Final Exam Practice: fixed income

A. Binomial Option Pricing 30 points

Assume that the interest rate starts at 4% and in each period and either increases by 2% or decreases by 2% (from 4% up to 6% or down to 2% would be the first move). The risk-neutral probabilities of ups and downs are all 1/2.

  1. What is the price now of a discount bond with face of $100 maturing one year from now?
         
     
    
    
    
    
     
     
    
  2. What is the price now of a discount bond with face of $100 maturing two years from now?
         
    
    
     
    
    
    
    
    
    
    
    
    
    
    
    
     
    
  3. What is the price today of a two-year collar with a cap price of 5% and a floor price of 3%? The underlying notional is $1,000.
         
     
    
     
    
    
    
    
    
    
    
     
    
B. Binomial Option Pricing 30 points

Assume that the interest rate starts at 6% and in each period and either increases by 2% or decreases by 2% (from 6% up to 8% or down to 4%). The risk-neutral probabilities of ups and downs are 1/2.

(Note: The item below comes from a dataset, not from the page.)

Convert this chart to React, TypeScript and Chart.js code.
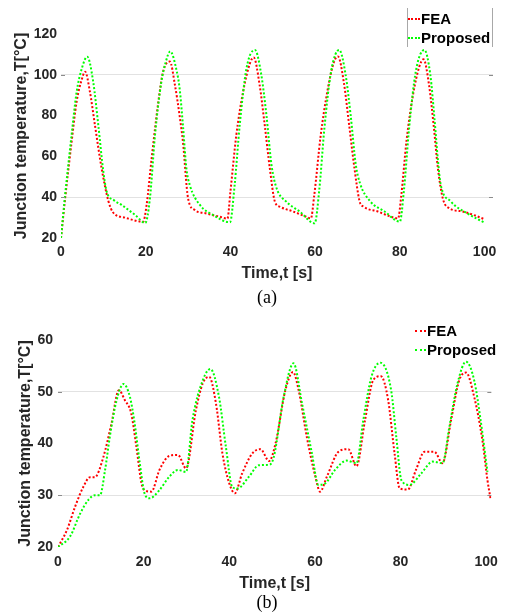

  1. What is the price now of a discount bond with face of $100 maturing one year from now?
         
     
    
    
    
    
    
     
     
    
  2. What is the price now of a discount bond with face of $100 maturing two years from now?
         
    
    
     
    
    
    
    
    
    
    
    
    
    
    
    
     
    
  3. What is the price today of an interest rate floor with a strike of 7% and two periods to maturity? The underlying notional is $100 (so the cash flow is 2 if the rate is 5%).